What is the impact on federal and state law statutes of limitations (both civil and criminal) of any tolling of actions against a sitting president?
How broadly can President Trump protect evidence from the Mueller investigation under the aegis of “executive privilege,” especially given that Kavanaugh seems to hold a relevant view he himself describes as “heresy” to mainstream constitutional law scholars (i.e., the Nixon tapes case was decided wrongly)?
If Democrats take the House of Representatives, how much information and evidence will the Trump administration be able to shield from Congress under by “invoking” the theory of “executive privilege”?9
Can a president be compelled to testify by Mueller’s grand jury or by state or federal courts?
If Trump loses any of the emoluments lawsuits against him and Trump seeks to violate a court order, how will Kavanaugh rule?
A potential firing of Mueller raises several other questions.
Was the firing lawful?
Were any follow-on efforts to destroy information in Mueller’s files or keep it from Congress valid?
Can a “unitary executive” order specific federal prosecutors and law enforcement officers to quit pursuing cases that originated out of Mueller’s investigation, or which cover similar ground?
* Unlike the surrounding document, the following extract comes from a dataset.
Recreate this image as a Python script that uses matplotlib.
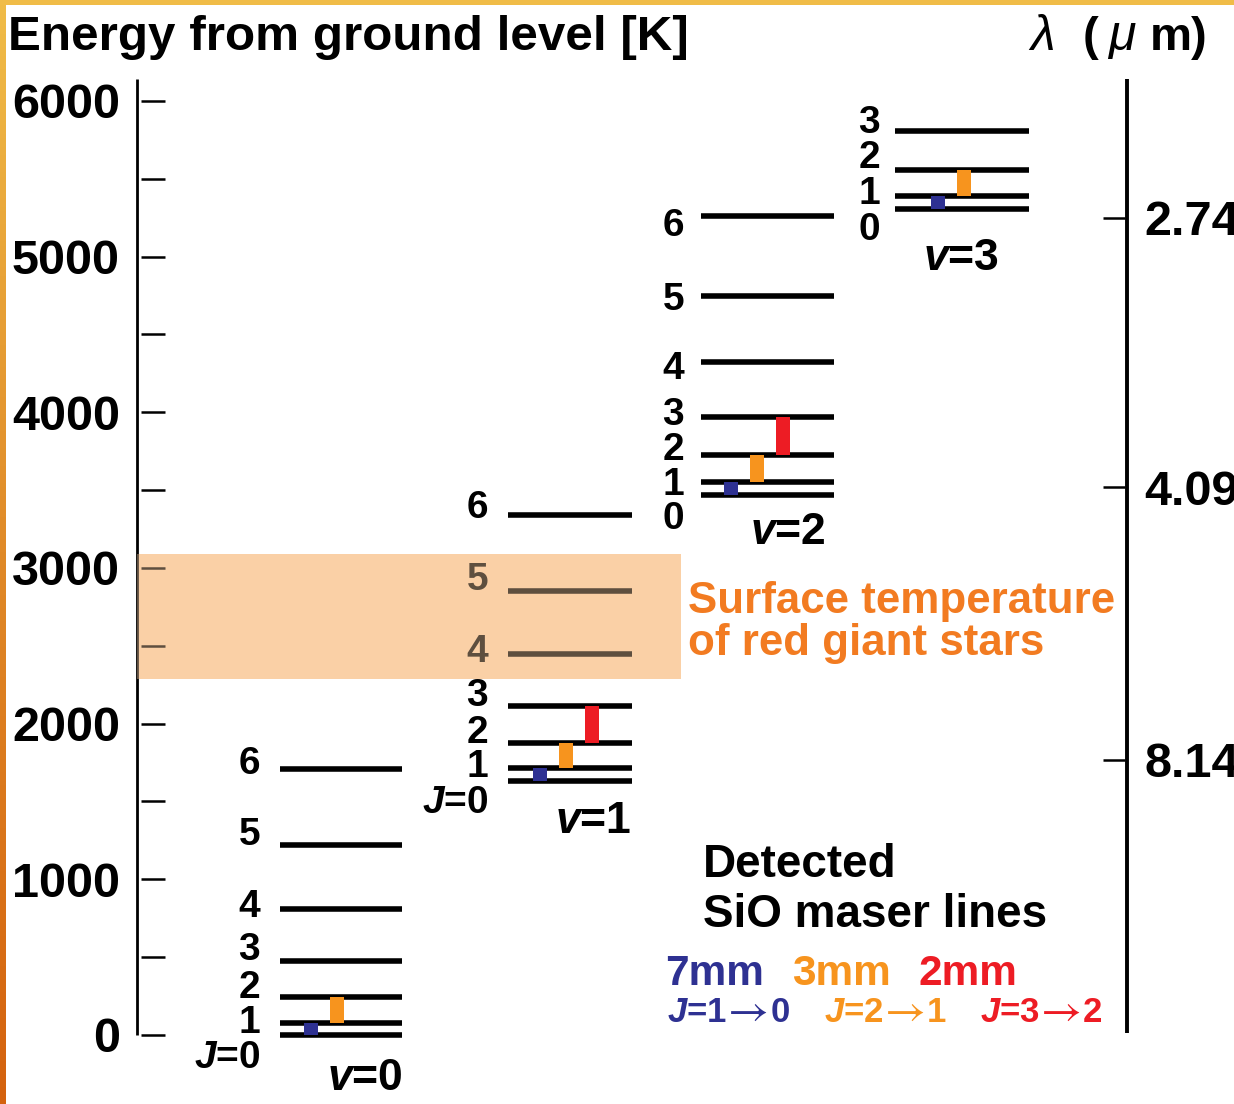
import matplotlib
matplotlib.use("Agg")
import matplotlib.pyplot as plt
import numpy as np
from matplotlib.patches import Rectangle
from matplotlib.colors import LinearSegmentedColormap

plt.rcParams['font.family'] = ['Liberation Sans', 'DejaVu Sans']
plt.rcParams['font.weight'] = 'bold'
plt.rcParams['mathtext.fontset'] = 'custom'
plt.rcParams['mathtext.rm'] = 'Liberation Sans:bold'
plt.rcParams['mathtext.it'] = 'Liberation Sans:italic:normal'
plt.rcParams['mathtext.bf'] = 'Liberation Sans:bold'
plt.rcParams['mathtext.bfit'] = 'Liberation Sans:bold:italic'

# rotational ladders of SiO, energy above ground in K (J = 0, 1, 2, ...)
levels_v0 = [0, 79, 246, 478, 809, 1221, 1710]
levels_v1 = [1629, 1713, 1873, 2111, 2445, 2851, 3339]
levels_v2 = [3468, 3552, 3723, 3970, 4324, 4749, 5264]
levels_v3 = [5303, 5389, 5558, 5807]
ladders = [levels_v0, levels_v1, levels_v2, levels_v3]

# detected maser lines (upper J) in each vibrational state
maser_bands = ['7mm', '3mm', '2mm']
maser_upper = [1, 2, 3]
maser_colors = ['#2E3192', '#F7941E', '#ED1C24']
masers_per_v = [[1, 2], [1, 2, 3], [1, 2, 3], [1, 2]]

energy_major = [0, 1000, 2000, 3000, 4000, 5000, 6000]
energy_minor = [500, 1500, 2500, 3500, 4500, 5500]
wavelengths = [2.74, 4.09, 8.14]    # micron
HC_OVER_K = 14388.0                 # micron * K
red_giant_T = (2290, 3090)

# page layout, in pixels
W, H = 1234, 1104
Y0 = 1035            # row of E = 0
PX_PER_K = 0.15567
lad_x0 = [280, 508, 701, 895]
lad_x1 = [402, 632, 834, 1029]
bar_x0 = [24, 25, 23, 36]
bar_step = 26
bar_w = 14
jlab_gap = [20, 20, 17, 15]
jlab_dy = [[16, -7, -16, -18, -9, -17, -12],
           [15, -8, -17, -17, -9, -18, -14],
           [17, -4, -12, -9, 0, -3, 3],
           [14, -9, -19, -15]]
vlab_x = [403, 631, 826, 999]
vlab_dy = [36, 33, 30, 42]
band_color = '#FAD0A6'


def row(y):
    # pixel row -> energy on the axes
    return (Y0 - y) / PX_PER_K


fig = plt.figure(figsize=(W / 100, H / 100), dpi=100)
ax = fig.add_axes([0, 0, 1, 1])
ax.set_xlim(0, W)
ax.set_ylim(row(H), row(0))
ax.axis('off')
renderer = fig.canvas.get_renderer()

# left energy axis
ax.vlines(137, 0, row(79), color='black', lw=2.0, zorder=2)
ax.hlines(energy_major + energy_minor, 141, 165, color='black', lw=1.8, zorder=2)
for e in energy_major:
    ax.text(120, e, str(e), ha='right', va='center_baseline', fontsize=35)

# right wavelength axis
ax.vlines(1127, row(1033), row(79), color='black', lw=2.8, zorder=2)
for lam in wavelengths:
    e = HC_OVER_K / lam
    ax.hlines(e, 1103, 1125, color='black', lw=1.8, zorder=2)
    ax.text(1144, e, f'{lam:.2f}', ha='left', va='center_baseline', fontsize=35)

# energy levels, J labels and maser bars
for v, lev in enumerate(ladders):
    ax.hlines(lev, lad_x0[v], lad_x1[v], color='black', lw=4.0, zorder=3)
    for j, e in enumerate(lev):
        if j == 0 and v < 2:
            s = r'$\mathbfit{J}$=0'
        else:
            s = str(j)
        ax.annotate(s, (lad_x0[v] - jlab_gap[v], e), xytext=(0, -jlab_dy[v][j] - 3),
                    textcoords='offset pixels', ha='right', va='center_baseline',
                    fontsize=28)
    ax.annotate(r'$\mathbfit{v}$=%d' % v, (vlab_x[v], lev[0]), xytext=(0, -vlab_dy[v] - 3),
                textcoords='offset pixels', ha='right', va='center_baseline', fontsize=32)
    for k, ju in enumerate(masers_per_v[v]):
        ax.bar(lad_x0[v] + bar_x0[v] + k * bar_step, lev[ju] - lev[ju - 1],
               bottom=lev[ju - 1], width=bar_w, align='edge',
               color=maser_colors[ju - 1], zorder=4)

# red giant surface temperature band
lo, hi = red_giant_T
ax.add_patch(Rectangle((137, lo), 681 - 137, hi - lo, facecolor=band_color,
                       edgecolor='none', zorder=1))
ax.add_patch(Rectangle((137, lo), 681 - 137, hi - lo, facecolor=band_color,
                       edgecolor='none', alpha=0.38, zorder=6))
orange_txt = '#F27B21'
ax.text(688, row(613), 'Surface temperature', color=orange_txt, fontsize=31.6, va='baseline')
ax.text(688, row(655), 'of red giant stars', color=orange_txt, fontsize=31.6, va='baseline')

# headers
ax.text(8, row(50), 'Energy from ground level [K]', fontsize=35.6, va='baseline')
ax.text(1030, row(50), 'λ', fontsize=36, va='baseline', style='italic', weight='normal')
ax.text(1083, row(50), '(', fontsize=34, va='baseline')
ax.text(1108, row(50), 'μ', fontsize=36, va='baseline', style='italic', weight='normal')
ax.text(1150, row(50), 'm)', fontsize=34, va='baseline')

# key for maser lines
ax.text(703, row(877), 'Detected', fontsize=33, va='baseline')
ax.text(703, row(927), 'SiO maser lines', fontsize=33, va='baseline')
key_x = [665, 792, 919]
key_x2 = [667, 824, 980]
for i, name in enumerate(maser_bands):
    c = maser_colors[i]
    ax.text(key_x[i], row(985), name, color=c, fontsize=30.5, va='baseline')
    # "J=n", a thin arrow, then the lower level, laid out one after another
    t = ax.text(key_x2[i], row(1022), r'$\mathbfit{J}$=%d' % maser_upper[i],
                color=c, fontsize=25, va='baseline')
    xa = t.get_window_extent(renderer).x1 + 1
    t = ax.text(xa, row(1024), '→', color=c, fontsize=32, va='baseline',
                family='STIXGeneral', weight='normal')
    xb = t.get_window_extent(renderer).x1 + 1
    ax.text(xb, row(1022), str(maser_upper[i] - 1), color=c, fontsize=25, va='baseline')

# page border: flat yellow top, yellow-to-orange left edge
edge_cmap = LinearSegmentedColormap.from_list('edge', ['#F0BC48', '#E08A28', '#D4620E'])
ax.imshow(np.linspace(0, 1, 256).reshape(-1, 1), cmap=edge_cmap, aspect='auto',
          extent=(0, 6, row(H), row(0)), zorder=10)
ax.add_patch(Rectangle((0, row(5)), W, row(0) - row(5), facecolor='#F0BC48',
                       edgecolor='none', zorder=10))
ax.set_xlim(0, W)
ax.set_ylim(row(H), row(0))

fig.savefig('out.png', dpi=100)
Can a “unitary executive” order specific federal law enforcement officers to not cooperate with potential prosecutions in state courts, e.g., by ordering them to not share evidence?
The intersection of a Justice ideologically committed to an extreme view of executive power and a president under an unprecedented cloud of investigations is remarkably dangerous.
So is it strategic for Kavanaugh opponents and skeptics to make a single nomination a fulcrum for conversations about Trump-Russia?
There is nothing Judge Kavanaugh’s minders find more helpful to their attempt to get him confirmed than a lack of attention to or energy around Kavanaugh’s nomination.
The Trump-Russia story, which in one way or another is likely to continue to be in the news as it has been throughout Trump’s presidency, is a great hook to sustain interest in Kavanaugh’s nomination while raising significant concerns about Kavanaugh’s radical take on executive power.